Longer buying cycles mean less market availability at any given time, resulting in longer out-of-market periods. A key question is: how do B2B brands stay memorable during these long out-of-market moments to ensure inclusion on consideration lists, from which more detailed, decision-driven information can be gathered?

The answer is emotion.

The need for performance needs to be balanced with the long-term benefits of brand building

With 95% of your market not actively seeking your solution, you must find other ways to be remembered. Someone uninterested in your solution won’t remember the technical data you consider a differentiator or core value proposition. Unless they’re actively looking for it and prepared to digest and compare, they simply won’t retain it.

Distinction beats differentiation, especially when differentiation is hard to ascertain without commitment. This makes branding incredibly important. But, while branding, previously neglected, has become a focus in the B2B world, other aspects of the business-to-business value chain are rapidly changing with technology.

The need for performance needs to be balanced with the long-term benefits of brand building.

One huge limitation B2B marketers previously faced was scalability. Scaling once meant call centres or spam mail delivered without knowing the recipient, their needs or how your solutions could help.

Beyond filling the funnel with leads generated through brand communication, customer relationship management (CRM) technology has advanced dramatically, leveraging AI to drive customisation, personalisation, content personalisation and even conversational marketing to drive conversion.

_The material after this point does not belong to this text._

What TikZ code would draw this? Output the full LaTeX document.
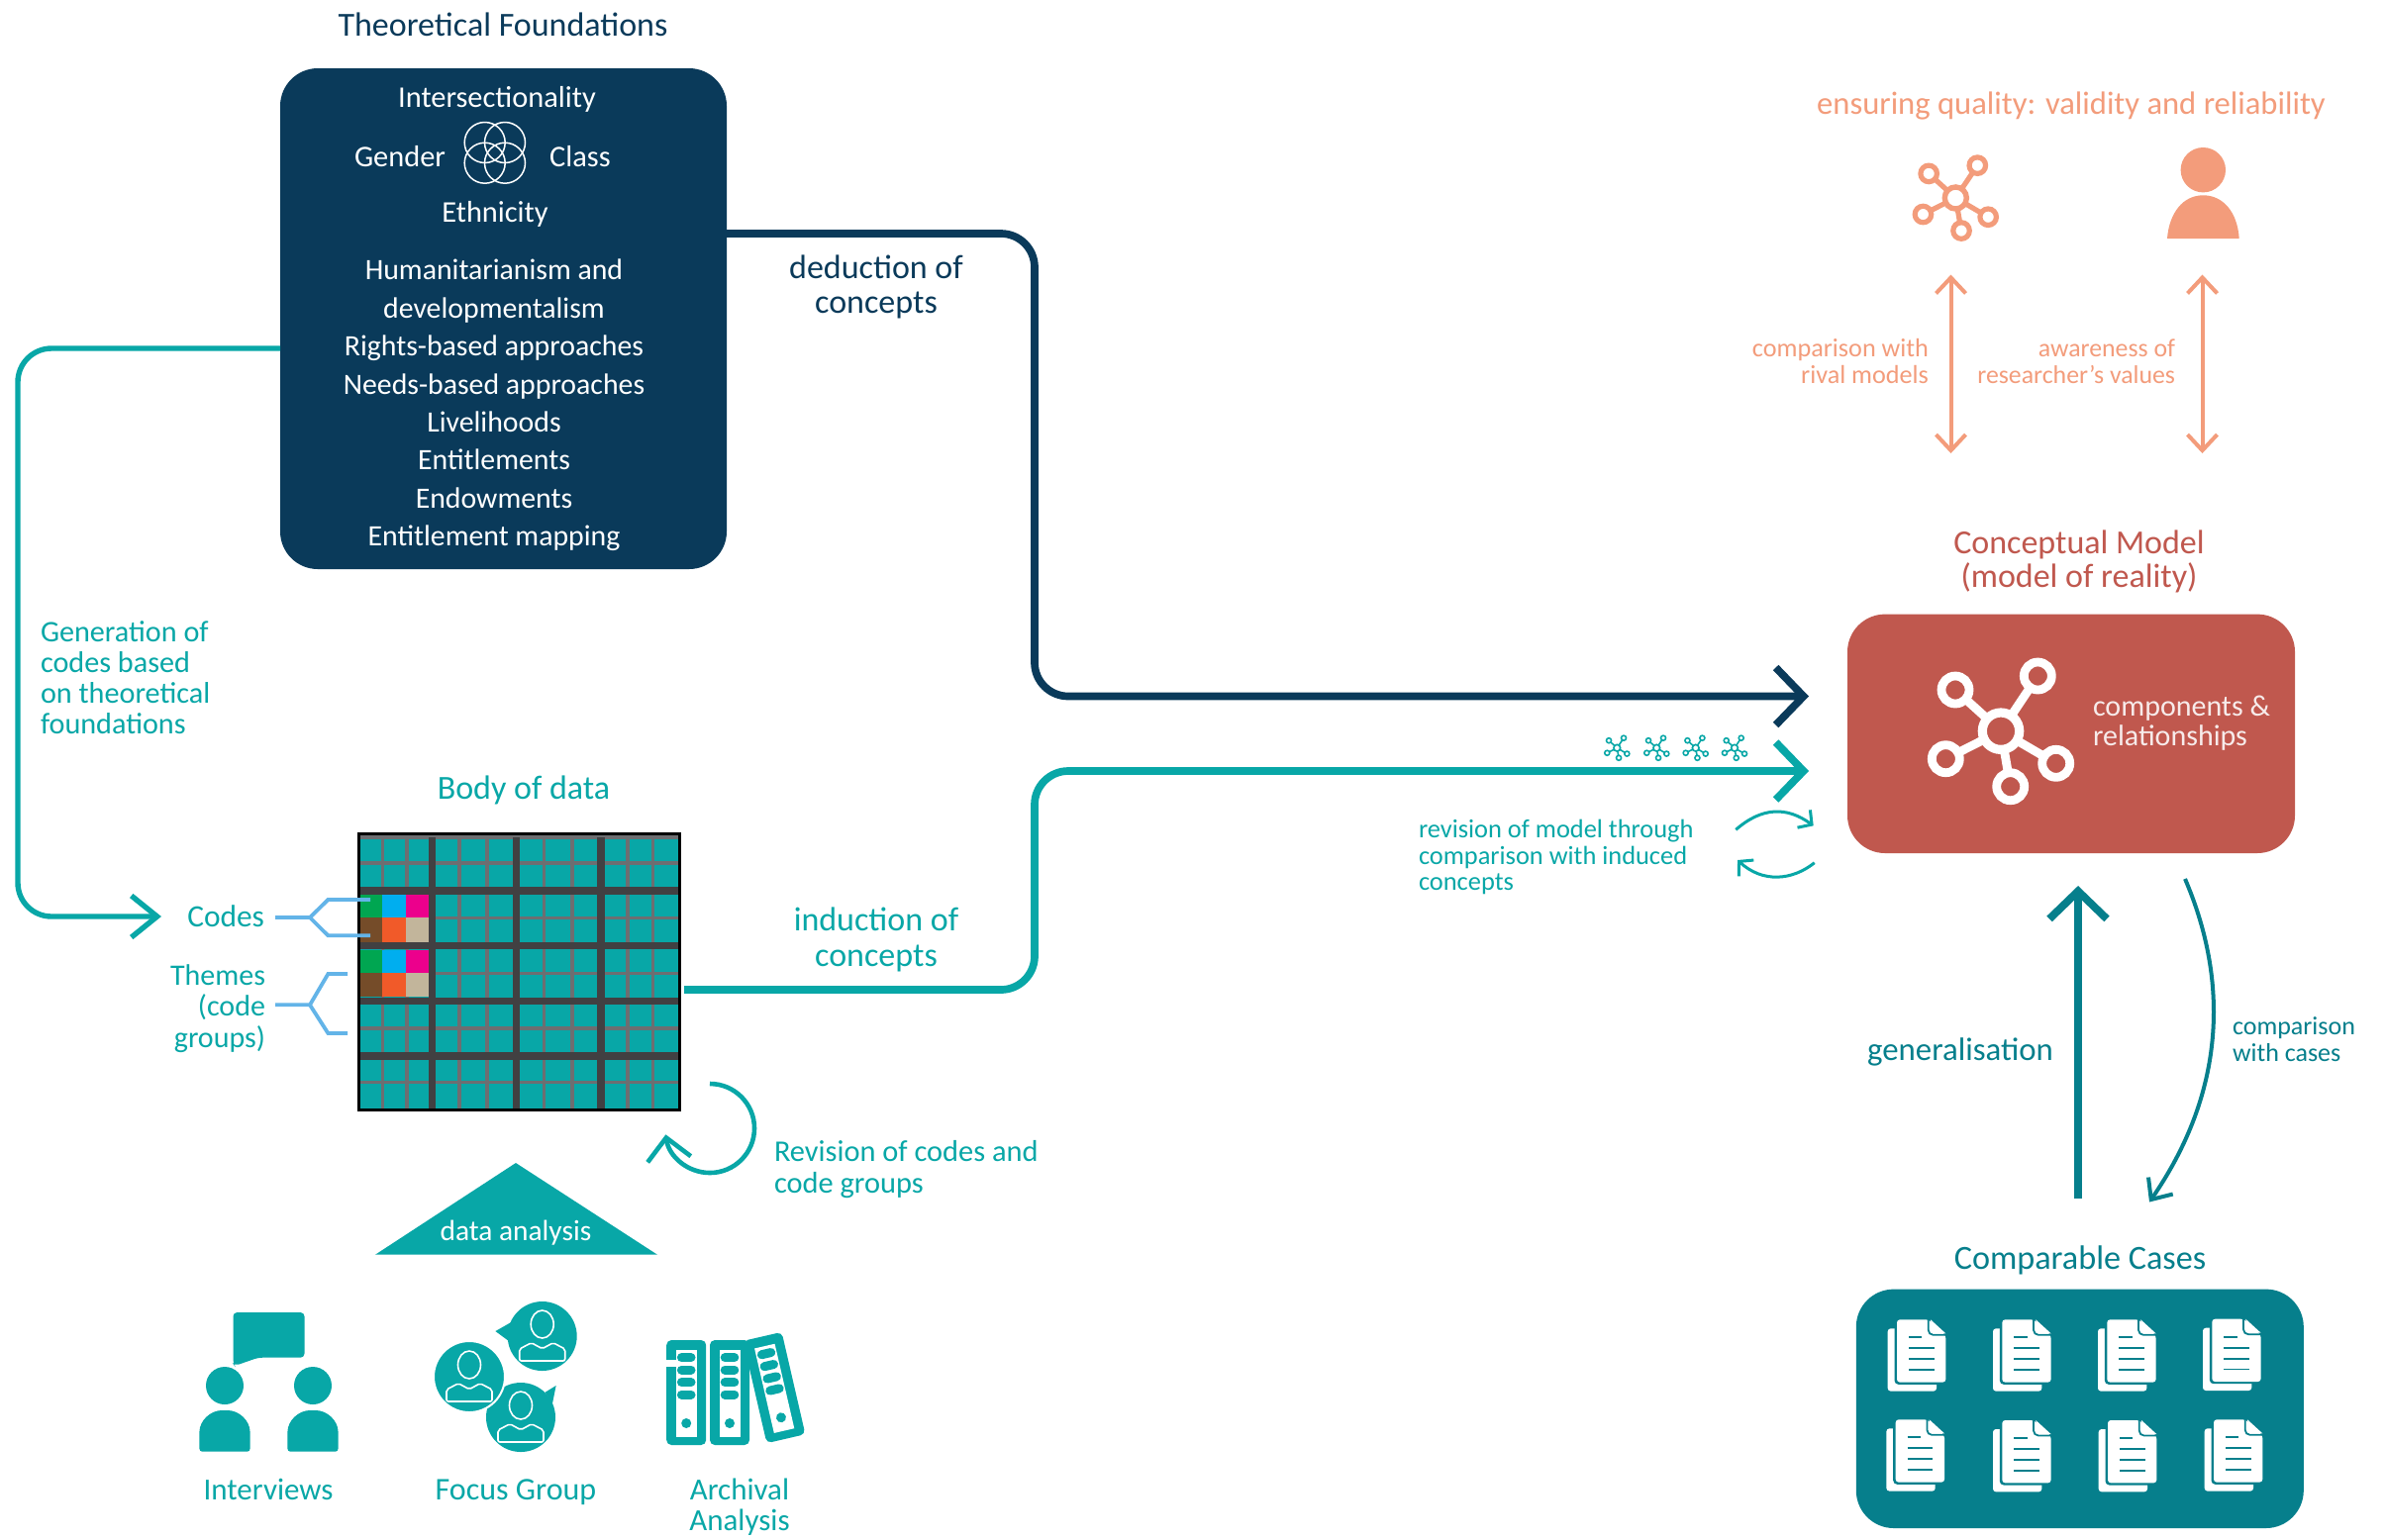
\documentclass[tikz,border=0pt]{standalone}
\usepackage{fontspec}
\setmainfont{Carlito}
\usetikzlibrary{arrows.meta}
\definecolor{navyc}{HTML}{0A3A5A}
\definecolor{tealc}{HTML}{08A7A7}
\definecolor{dteal}{HTML}{067F8C}
\definecolor{redc}{HTML}{C0584E}
\definecolor{peach}{HTML}{F39C7B}
\definecolor{blueb}{HTML}{63B4E8}
\definecolor{gmaj}{HTML}{414042}
\definecolor{gmin}{HTML}{6D6E71}
\definecolor{cga}{HTML}{00A651}
\definecolor{cgb}{HTML}{00AEEF}
\definecolor{cgc}{HTML}{EC008C}
\definecolor{cgd}{HTML}{754C29}
\definecolor{cge}{HTML}{F15A29}
\definecolor{cgf}{HTML}{C2B59B}
\newcommand{\fz}[2]{\fontsize{#1}{#2}\selectfont}
\tikzset{
 txt/.style={inner sep=0pt,outer sep=0pt,align=center,yshift=-1.5pt},
 ltxt/.style={inner sep=0pt,outer sep=0pt,align=left,anchor=west,yshift=-1.5pt},
 rtxt/.style={inner sep=0pt,outer sep=0pt,align=right,anchor=east,yshift=-1pt},
 big/.style={font=\fz{17}{17}},
 inbox/.style={font=\fz{15.2}{15.2}},
 bbox/.style={inner sep=0pt,outer sep=0pt,rounded corners=19pt,draw=none},
 bigbarb/.style={-{Straight Barb[length=14pt,width=29pt]}},
 midbarb/.style={-{Straight Barb[length=13pt,width=21pt]}},
 revbarb/.style={-{Straight Barb[length=11pt,width=22pt]}},
 compbarb/.style={-{Straight Barb[length=8.5pt,width=15pt]}},
 tinybarb/.style={-{Straight Barb[length=5pt,width=11pt]}},
 dblbarb/.style={{Straight Barb[length=8pt,width=15pt]}-{Straight Barb[length=8pt,width=15pt]}},
 thickcon/.style={line width=3.85pt,rounded corners=17pt},
}
% network icon: x y scale stroke fill
\newcommand{\netw}[5]{%
\begin{scope}[shift={(#1,#2)},x={0.5pt*#3},y={-0.5pt*#3}]
 \foreach \sx/\sy in {-46/-41.7,37.3/-55.7,-55.7/28,55.7/32.6,9.7/56}{
   \draw[#4,line width={4.4pt*#3}] (0,0)--(\sx,\sy);
   \draw[#4,fill=#5,line width={4.4pt*#3}] (\sx,\sy) circle (14);
 }
 \draw[#4,fill=#5,line width={4.6pt*#3}] (0,0) circle (18.7);
\end{scope}}
% document icon, top-left of front page
\newcommand{\docu}[2]{%
\begin{scope}[shift={(#1,#2)}]
 \fill[white,rounded corners=1.5pt] (-9.3,9) rectangle (40,72.3);
 \fill[dteal,rounded corners=2pt] (-2.5,-1) rectangle (51,65.5);
 \fill[white,rounded corners=1.5pt] (0,0)--(32,0)--(49.3,16)--(49.3,63.3)--(0,63.3)--cycle;
 \fill[dteal] (32,-2)--(52,-2)--(52,17)--cycle;
 \draw[dteal,line width=.9pt,rounded corners=2.5pt] (31.7,-1)--(31.7,15.5)--(50,15.5);
 \fill[white] (34,0)--(49.3,14)--(36,14)--cycle;
 \draw[dteal,line width=.9pt] (12,18)--(25.3,18) (12,29)--(37.5,29) (12,40)--(37.5,40) (12,50.7)--(37.5,50.7);
\end{scope}}
% binder, centred
\newcommand{\binder}[3]{%
\begin{scope}[shift={(#1,#2)},rotate=#3]
 \fill[tealc,rounded corners=2.5pt] (-20,-53) rectangle (20,53);
 \fill[white] (-10.5,-43) rectangle (10.5,44.7);
 \foreach \yy in {-35.3,-23,-10.3,2}{\draw[tealc,line width=4.5pt,line cap=round] (-4.8,\yy)--(4.8,\yy);}
 \fill[tealc] (0,31) circle (5);
\end{scope}}
% focus group person
\newcommand{\fgp}[2]{%
\begin{scope}[shift={(#1,#2)}]
 \draw[white,line width=.8pt] (0,-12) ellipse (11.5 and 14);
 \draw[white,line width=.8pt,rounded corners=1pt] (-23,25)--(-23,13)--(-11,6.7)--(0,12.7)--(11,6.7)--(23,13)--(23,25)--cycle;
\end{scope}}
\begin{document}
\begin{tikzpicture}[x=0.5pt,y=-0.5pt]
\useasboundingbox (0,0) rectangle (2409,1555);
\fill[white] (0,0) rectangle (2409,1555);

% Theoretical foundations
\node[txt,big,text=navyc] (tftitle) at (508,22) {Theoretical Foundations};
\node[bbox,fill=navyc,minimum width=225.5pt,minimum height=253pt] (found) at (508.5,322) {};
\node[txt,inbox,text=white] (inter) at (502,97) {Intersectionality};
\node[txt,inbox,text=white] (gender) at (404,155) {Gender};
\node[txt,inbox,text=white] (classn) at (586,155) {Class};
\node[txt,inbox,text=white] (ethn) at (500,213) {Ethnicity};
\foreach \cx/\cy in {489.7/144,510/144,489.7/164.7,510/164.7}{\draw[white,line width=.75pt] (\cx,\cy) circle (20.5);}
\node[txt,text=white,font=\fz{14.9}{19.2}] (tflist) at (499,406.5) {Humanitarianism and\\developmentalism\\Rights-based approaches\\Needs-based approaches\\Livelihoods\\Entitlements\\Endowments\\Entitlement mapping};

% Connectors from foundations
\coordinate (dedS) at (734,236);
\coordinate (dedE) at (1827,703.5);
\coordinate (dedC) at (1045,236);
\coordinate (dedD) at (1045,703.5);
\draw[navyc,thickcon,bigbarb] (dedS)--(dedC)--(dedD)--(dedE);
\node[txt,big,text=navyc,font=\fz{17}{17.5}] (dedl) at (885,287) {deduction of\\concepts};

\coordinate (genS) at (283,352);
\coordinate (genA) at (18,352);
\coordinate (genB) at (18,926);
\coordinate (genE) at (163,926);
\draw[tealc,line width=2.7pt,rounded corners=17pt,midbarb] (genS)--(genA)--(genB)--(genE);
\node[ltxt,text=tealc,font=\fz{15.1}{15.5}] (genl) at (41,682) {Generation of\\codes based\\on theoretical\\foundations};

% Body of data
\node[txt,big,text=tealc] (bodyt) at (529,795) {Body of data};
\node[inner sep=0pt,outer sep=0pt,fill=tealc,minimum width=161.8pt,minimum height=139.3pt] (bodyg) at (524.5,982) {};
\begin{scope}
 \foreach \xx in {386.6,411,464.2,492.2,549.6,577.9,633.8,659.4}{\fill[gmin] (\xx-1.8,844) rectangle (\xx+1.8,1120);}
 \foreach \yy in {872,927.3,983.7,1039,1093.7}{\fill[gmin] (364,\yy-1.7) rectangle (685,\yy+1.7);}
 \fill[gmin] (364,844) rectangle (685,847.5);
 \foreach \xx in {436.3,521.6,607}{\fill[gmaj] (\xx-3.8,846) rectangle (\xx+3.8,1120);}
 \foreach \yy in {900,955.3,1011.3,1067}{\fill[gmaj] (364,\yy-3.6) rectangle (685,\yy+3.6);}
 \foreach \ya/\yb/\yc in {903.7/927/952,959.7/983/1007.3}{
  \fill[cga] (364,\ya) rectangle (386,\yb);
  \fill[cgb] (386,\ya) rectangle (410,\yb);
  \fill[cgc] (410,\ya) rectangle (432.5,\yb);
  \fill[cgd] (364,\yb) rectangle (386,\yc);
  \fill[cge] (386,\yb) rectangle (410,\yc);
  \fill[cgf] (410,\yb) rectangle (432.5,\yc);
 }
 \draw[black,line width=1.7pt] (bodyg.south west) rectangle (bodyg.north east);
\end{scope}
% brackets
\coordinate (cb) at (313,927); \coordinate (cs) at (278,927);
\coordinate (cu) at (331.4,909); \coordinate (cue) at (374,909);
\coordinate (cd) at (331.4,945.3); \coordinate (cde) at (374,945.3);
\draw[blueb,line width=1.9pt] (cs)--(cb)--(cu)--(cue) (cb)--(cd)--(cde);
\coordinate (tb) at (313,1015.3); \coordinate (ts) at (278,1015.3);
\coordinate (tu) at (331.4,984); \coordinate (tue) at (351,984);
\coordinate (td) at (331.4,1044); \coordinate (tde) at (351,1044);
\draw[blueb,line width=1.9pt] (ts)--(tb)--(tu)--(tue) (tb)--(td)--(tde);
\node[rtxt,text=tealc,font=\fz{15.7}{15}] (codesl) at (267,923.5) {Codes};
\node[rtxt,text=tealc,font=\fz{15}{15.8}] (themesl) at (268,1017) {Themes\\(code\\groups)};

% Induction
\coordinate (indS) at (691,1000);
\coordinate (indC) at (1045,1000);
\coordinate (indD) at (1045,779);
\coordinate (indE) at (1827,779);
\draw[tealc,thickcon,bigbarb] (indS)--(indC)--(indD)--(indE);
\node[txt,text=tealc,font=\fz{17}{18}] (indl) at (885,946) {induction of\\concepts};
\foreach \xx in {1633.3,1673.3,1712.7,1752}{\netw{\xx}{755.7}{0.18}{tealc}{white}}

% Revision arrow
\coordinate (revS) at (717,1095);
\draw[tealc,line width=2.3pt,revbarb] (revS) arc (-90:172:45);
\node[ltxt,text=tealc,font=\fz{15.2}{16}] (revl) at (782,1179) {Revision of codes and\\code groups};

% Data analysis
\fill[tealc] (521,1175)--(664,1267.7)--(379,1267.7)--cycle;
\node[txt,text=white,font=\fz{14.7}{15}] (dal) at (521,1243) {data analysis};

% Interviews
\fill[tealc,rounded corners=2pt] (235.5,1326)--(307.5,1326)--(307.5,1371.7)--(261,1371.7)--(237,1380)--(235.5,1378)--cycle;
\foreach \px in {227,316}{
 \fill[tealc] (\px,1400) circle (19);
 \fill[tealc,rounded corners=1.5pt] (\px-25.6,1466.7)--(\px-25.6,1450) .. controls (\px-25.6,1435) and (\px-14,1425) .. (\px,1425) .. controls (\px+14,1425) and (\px+25.6,1435) .. (\px+25.6,1450)--(\px+25.6,1466.7)--cycle;
}
\node[txt,text=tealc,font=\fz{15.5}{15}] (intl) at (271,1502) {Interviews};

% Focus group
\fill[tealc] (547.7,1350) circle (35);
\fill[tealc] (500.4,1345)--(518,1335)--(518,1358)--cycle;
\fgp{547.7}{1350}
\fill[tealc] (526,1432) circle (35);
\fill[tealc] (561.6,1400)--(550.7,1406.7)--(558,1418)--cycle;
\fgp{526}{1432}
\draw[white,line width=1pt,fill=tealc] (474,1391) circle (36);
\fgp{474}{1391}
\node[txt,text=tealc,font=\fz{16}{15}] (fgl) at (521,1505) {Focus Group};

% Binders
\binder{782}{1402}{13}
\binder{693.2}{1407}{0}
\binder{737}{1407}{0}
\fill[white] (672,1374) rectangle (682.6,1381);
\node[txt,text=tealc,font=\fz{15.5}{15.5}] (arcl) at (747,1520) {Archival\\Analysis};

% Quality
\node[txt,text=peach,font=\fz{16.3}{17}] (qual) at (2092,104) {ensuring quality: validity and reliability};
\netw{1975.3}{200}{0.59}{peach}{white}
\fill[peach] (2225.3,171.7) circle (22.7);
\fill[peach] (2189,241) .. controls (2191,215) and (2205,197.3) .. (2225.3,197.3) .. controls (2246,197.3) and (2260,215) .. (2261.7,241)--cycle;
\coordinate (q1a) at (1970.5,277.5); \coordinate (q1b) at (1970.5,458);
\coordinate (q2a) at (2224.5,277.5); \coordinate (q2b) at (2224.5,458);
\draw[peach,line width=2pt,dblbarb] (q1a)--(q1b);
\draw[peach,line width=2pt,dblbarb] (q2a)--(q2b);
\node[rtxt,text=peach,font=\fz{13.1}{13.5}] (q1l) at (1948,363) {comparison with\\rival models};
\node[rtxt,text=peach,font=\fz{12.9}{13.5}] (q2l) at (2197,363) {awareness of\\researcher's values};

% Conceptual model
\node[txt,text=redc,font=\fz{17}{17}] (cmt) at (2100,564) {Conceptual Model\\(model of reality)};
\node[bbox,fill=redc,minimum width=226pt,minimum height=120.7pt] (cm) at (2092,741.3) {};
\netw{2021}{738.7}{1}{white}{redc}
\node[ltxt,text=white!88!redc,font=\fz{15}{15}] (compl) at (2114,728) {components \&\\relationships};

% revision arcs
\node[ltxt,text=tealc,font=\fz{13.2}{13.2}] (revm) at (1433,863) {revision of model through\\comparison with induced\\concepts};
\coordinate (raS) at (1753.3,838.3); \coordinate (raE) at (1831.7,834.3);
\coordinate (rbS) at (1832.7,871.7); \coordinate (rbE) at (1755,869);
\draw[tealc,line width=1.5pt,tinybarb] (raS) .. controls (1780,815) and (1805,815) .. (raE);
\draw[tealc,line width=1.5pt,tinybarb] (rbS) .. controls (1810,890) and (1780,892) .. (rbE);

% Comparable cases
\coordinate (gS) at (2099,1211); \coordinate (gE) at (2099,895);
\draw[dteal,line width=3.9pt,bigbarb] (gS)--(gE);
\node[txt,text=dteal,font=\fz{16.4}{17}] (genlab) at (1980,1060) {generalisation};
\coordinate (cS) at (2207,888); \coordinate (cE) at (2171,1214.5);
\draw[dteal,line width=2pt,compbarb] (cS) .. controls (2255,1000) and (2243,1110) .. (cE);
\node[ltxt,text=dteal,font=\fz{13}{13.4}] (cwc) at (2255,1047) {comparison\\with cases};
\node[txt,text=dteal,font=\fz{17.1}{17}] (cct) at (2101,1270) {Comparable Cases};
\node[bbox,fill=dteal,minimum width=226pt,minimum height=120.7pt] (cc) at (2100.8,1423.3) {};
\foreach \dx/\dy in {1916/1333.3,2022.3/1333.3,2128.3/1333.3,2234.3/1332.7,1914.7/1434.3,2022.3/1435,2129/1435,2236/1434.3}{\docu{\dx}{\dy}}
\end{tikzpicture}
\end{document}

For the first time, marketers can scale and quickly assess, from an IP address, who visited a website and what content they consumed, and then serve hyperpersonalised content through connected ad servers. Combining this with CRM helps convert anonymous IP addresses into valuable sales-qualified leads.

AI and data analytics also enhance marketing and sales alignment, ensuring delivery of not just leads, but actual business.

This changes the scope of B2B agency work from creating boring spam to becoming an integral client partner throughout the entire process — from traditional branding and creative to supporting the marketing tech stack, working with analysts and sales to identify, score and nurture leads, and even monitoring post-purchase product usage.

It also transforms agencies and strategists into valuable collaborators, offering clients data analysis and management, business problem understanding, technology advising, content creation, information gathering for product and solution design and, ultimately, better service. It’s a shift from transactional handshake deals to tech-enabled partnerships.

Adopting these principles has successfully helped many clients achieve more than their brief requested, both locally and globally. A simple shift in focus, combined with clever use of technology, turns solutions that might have remained unused consultancy deck proposals into attainable, realistic and operational ways to add value.

Nicky Turnbull and Jade Dos Santos are strategy directors at VML South Africa.

The big take-out: A simple shift in focus, combined with clever use of technology, turns solutions that might have remained unused consultancy deck proposals into attainable, realistic and operational ways to add value.